- Sinhala: සැමීගේ කතාව
- Directed by: Priyankara Vittanachchi
- Written by: Priyankara Vittanachchi Puspa Kumara Ellawala
- Based on: Novel by Elmo Jayawardena
- Produced by: Maheel Films
- Starring: Jagath Chamila Sanath Gunathilake Menik Kurukulasuriya
- Cinematography: Ruwan Costa
- Edited by: Shyaman Premasundara
- Music by: Lakshman Joseph De Saram
- Production company: Dil Films International
- Distributed by: CEL Circuit
- Release date: 28 February 2014 (Sri Lanka);
- Running time: 94 minutes
- Country: Sri Lanka
- Language: Sinhala

= Samige Kathawa =

Samige Kathawa (සැමීගේ කතාව) is a 2014 Sri Lankan Sinhala drama film directed by Priyankara Vittanachchi and co-produced by Priyankara Vittanachchi, Wimal Deshapriya, Rohan Fonseka for Maheel Films. It stars Jagath Chamila in lead role along with Sanath Gunathilake, Nilmini Buwaneka and Menik Kurukulasuriya. Music composed by Lakshman Joseph De Saram. It is the 1202nd film in the Sri Lankan cinema.

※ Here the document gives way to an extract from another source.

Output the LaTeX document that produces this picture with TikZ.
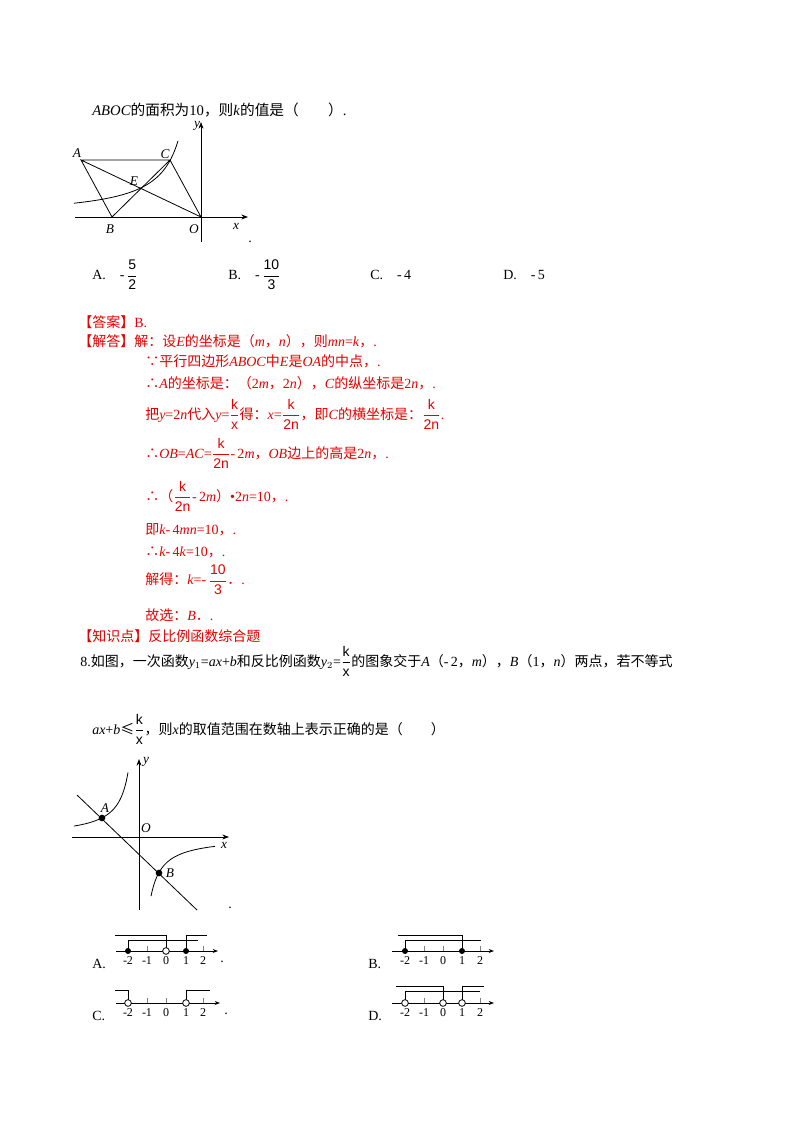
\documentclass[tikz,border=0pt]{standalone}
\usetikzlibrary{arrows.meta}
\usepackage{fontspec}
\setmainfont{Liberation Serif}
\setsansfont{Liberation Sans}
\newfontfamily\cjk{Noto Sans CJK SC}
\newcommand{\zh}[1]{{\cjk #1}}
\newcommand{\fr}[2]{$\dfrac{\mathsf{#1}}{\mathsf{#2}}$}
\usepackage{amsmath}
\definecolor{ans}{RGB}{230,0,0}
\begin{document}
\begin{tikzpicture}[x=0.75pt,y=-0.75pt,font=\fontsize{10.5}{12}\selectfont,
  txt/.style={anchor=west,inner sep=0pt},
  rtxt/.style={txt,text=ans},
  ax/.style={line width=0.6pt,-{Stealth[length=5pt]}},
  fig/.style={line width=0.6pt},
  lab/.style={inner sep=0pt,font=\fontsize{10}{12}\selectfont\itshape},
  nl/.style={line width=0.6pt,-{Stealth[length=4pt]}},
  tk/.style={line width=0.3pt,gray},
  br/.style={line width=0.7pt},
  fd/.style={circle,fill=black,inner sep=0pt,minimum size=4.5pt},
  od/.style={circle,draw=black,fill=white,line width=0.6pt,inner sep=0pt,minimum size=5pt},
  nlab/.style={inner sep=0pt,font=\fontsize{9}{10}\selectfont}]
\useasboundingbox (0,0) rectangle (800,1132);
\fill[white] (0,0) rectangle (800,1132);

% header line
\node[txt,font=\fontsize{11}{12}\selectfont] (t0) at (92,110) {\textit{ABOC}\zh{的面积为}10\zh{，则}\textit{k}\zh{的值是（　　）}.};

% figure 1
\coordinate (O1) at (201,217);
\coordinate (A1) at (81,160);
\coordinate (B1) at (112,217);
\coordinate (C1) at (170,160);
\coordinate (E1) at (140,188);
\draw[ax] (75,217) -- (248,217);
\draw[ax] (201,242) -- (201,122);
\draw[fig,domain=-127:-23,samples=60] plot ({201+\x},{217+1750/\x});
\draw[fig] (A1) -- (C1) -- (O1) -- (A1) -- (B1) -- (C1);
\node[lab] (la) at (77,153) {A};
\node[lab] (lc) at (165,154) {C};
\node[lab] (le) at (134,181) {E};
\node[lab] (lb) at (110,229) {B};
\node[lab] (lo) at (194,229) {O};
\node[lab] (lx) at (236,226) {x};
\node[lab] (ly) at (197,126) {y};
\node[inner sep=0pt] (dot1) at (250,242) {.};

% options Q7
\node[txt] (o7a) at (92,275) {A.\quad -\,\fr{5}{2}};
\node[txt] (o7b) at (228,275) {B.\quad -\,\fr{10}{3}};
\node[txt] (o7c) at (370,275) {C.\quad -\,4};
\node[txt] (o7d) at (503,275) {D.\quad -\,5};

% solution
\node[rtxt] (s0) at (78,322) {\zh{【答案】}B.};
\node[rtxt] (s1) at (78,341) {\zh{【解答】解：设}\textit{E}\zh{的坐标是（}\textit{m}\zh{，}\textit{n}\zh{），则}\textit{mn}=\textit{k}\zh{，}.};
\node[rtxt] (s2) at (145,361) {\zh{∵平行四边形}\textit{ABOC}\zh{中}\textit{E}\zh{是}\textit{OA}\zh{的中点，}.};
\node[rtxt] (s3) at (145,383) {\zh{∴}\textit{A}\zh{的坐标是：（}2\textit{m}\zh{，}2\textit{n}\zh{），}\textit{C}\zh{的纵坐标是}2\textit{n}\zh{，}.};
\node[rtxt] (s4) at (145,414) {\zh{把}\textit{y}=2\textit{n}\zh{代入}\textit{y}=\fr{k}{x}\zh{得：}\textit{x}=\fr{k}{2n}\zh{，即}\textit{C}\zh{的横坐标是：}\fr{k}{2n}.};
\node[rtxt] (s5) at (145,453) {\zh{∴}\textit{OB}=\textit{AC}=\fr{k}{2n}-\,2\textit{m}\zh{，}\textit{OB}\zh{边上的高是}2\textit{n}\zh{，}.};
\node[rtxt] (s6) at (145,496) {\zh{∴（}\fr{k}{2n}-\,2\textit{m}\zh{）}\textbullet2\textit{n}=10\zh{，}.};
\node[rtxt] (s7) at (145,530) {\zh{即}\textit{k}-\,4\textit{mn}=10\zh{，}.};
\node[rtxt] (s8) at (145,552) {\zh{∴}\textit{k}-\,4\textit{k}=10\zh{，}.};
\node[rtxt] (s9) at (145,580) {\zh{解得：}\textit{k}=-\,\fr{10}{3}\zh{．}.};
\node[rtxt] (s10) at (145,615) {\zh{故选：}\textit{B}\zh{．}.};
\node[rtxt] (s11) at (78,636) {\zh{【知识点】反比例函数综合题}};

% Q8
\node[txt] (q8) at (80,661) {8.\zh{如图，一次函数}\textit{y}$_1$=\textit{ax}+\textit{b}\zh{和反比例函数}\textit{y}$_2$=\fr{k}{x}\zh{的图象交于}\textit{A}\zh{（}-\,2\zh{，}\textit{m}\zh{），}\textit{B}\zh{（}1\zh{，}\textit{n}\zh{）两点，若不等式}};
\node[txt] (q8b) at (92,729) {\textit{ax}+\textit{b}\zh{≤}\fr{k}{x}\zh{，则}\textit{x}\zh{的取值范围在数轴上表示正确的是（　　）}};

% figure 2
\coordinate (O2) at (139,837);
\draw[ax] (72,837) -- (229,837);
\draw[ax] (139,910) -- (139,759);
\draw[fig,domain=-65:-11,samples=60] plot ({139+\x},{837+710/\x});
\draw[fig,domain=12:76,samples=60] plot ({139+\x},{837+710/\x});
\draw[fig] (77,795) -- (197,910);
\node[fd,minimum size=5pt] (A2) at (102,818) {};
\node[fd,minimum size=5pt] (B2) at (159,873) {};
\node[lab] (la2) at (105,808) {A};
\node[lab] (lo2) at (146,828) {O};
\node[lab] (lb2) at (170,873) {B};
\node[lab] (lx2) at (224,845) {x};
\node[lab] (ly2) at (146,762) {y};
\node[inner sep=0pt] (dot2) at (230,908) {.};

% number line A
\begin{scope}
\draw[nl] (116,951) -- (218,951);
\foreach \v/\p in {-2/128,-1/147,0/166,1/186,2/203} {
  \draw[tk] (\p,951) -- (\p,946);
  \node[nlab] at (\p,961) {\v};}
\draw[br] (115,935) -- (166,935) -- (166,951);
\draw[br] (128,951) -- (128,940) -- (198,940);
\draw[br] (186,951) -- (186,935) -- (207,935);
\node[fd] (a1) at (128,951) {};
\node[od] (a2) at (166,951) {};
\node[fd] (a3) at (186,951) {};
\node[txt] (la) at (92,964) {A.};
\node[inner sep=0pt] at (222,962) {.};
\end{scope}

% number line B
\begin{scope}
\draw[nl] (392,951) -- (494,951);
\foreach \v/\p in {-2/405,-1/424,0/443,1/462,2/480} {
  \draw[tk] (\p,951) -- (\p,946);
  \node[nlab] at (\p,961) {\v};}
\draw[br] (398,935) -- (462,935) -- (462,951);
\draw[br] (405,951) -- (405,940) -- (481,940);
\node[fd] (b1) at (405,951) {};
\node[fd] (b2) at (462,951) {};
\node[txt] (lbb) at (368,964) {B.};
\end{scope}

% number line C
\begin{scope}
\draw[nl] (116,1003) -- (220,1003);
\foreach \v/\p in {-2/128,-1/147,0/166,1/186,2/203} {
  \draw[tk] (\p,1003) -- (\p,998);
  \node[nlab] at (\p,1013) {\v};}
\draw[br] (115,990) -- (128,990) -- (128,1003);
\draw[br] (186,1003) -- (186,990) -- (210,990);
\node[od] (c1) at (128,1003) {};
\node[od] (c2) at (186,1003) {};
\node[txt] (lcc) at (92,1016) {C.};
\node[inner sep=0pt] at (226,1014) {.};
\end{scope}

% number line D
\begin{scope}
\draw[nl] (392,1003) -- (494,1003);
\foreach \v/\p in {-2/405,-1/424,0/443,1/462,2/480} {
  \draw[tk] (\p,1003) -- (\p,998);
  \node[nlab] at (\p,1013) {\v};}
\draw[br] (396,986) -- (443,986) -- (443,1003);
\draw[br] (405,1003) -- (405,991) -- (480,991);
\draw[br] (462,1003) -- (462,986) -- (484,986);
\node[od] (d1) at (405,1003) {};
\node[od] (d2) at (443,1003) {};
\node[od] (d3) at (462,1003) {};
\node[txt] (ldd) at (368,1016) {D.};
\end{scope}
\end{tikzpicture}
\end{document}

The film has based on the Gratiaen Prize winning novel Sam's Story of Captain Elmo Jayawardena.

==Cast==
- Jagath Chamila as Sam
- Sanath Gunathilake
- Menik Kurukulasuriya
- Kusum Perera
- Nilmini Buwaneka as Sam's mother
- Victor Ramanayake
- Vathika Ravinath
- Thesara Jayawardane as Captain Elmo's daughter

==Awards==
The film had many positive reviews from local and international critics and award ceremonies.

- The Best Actor award at New York City International Film Festival 2013 = Jagath Chamila.
- Special Jury Award at Fourth SAARC Film Festival.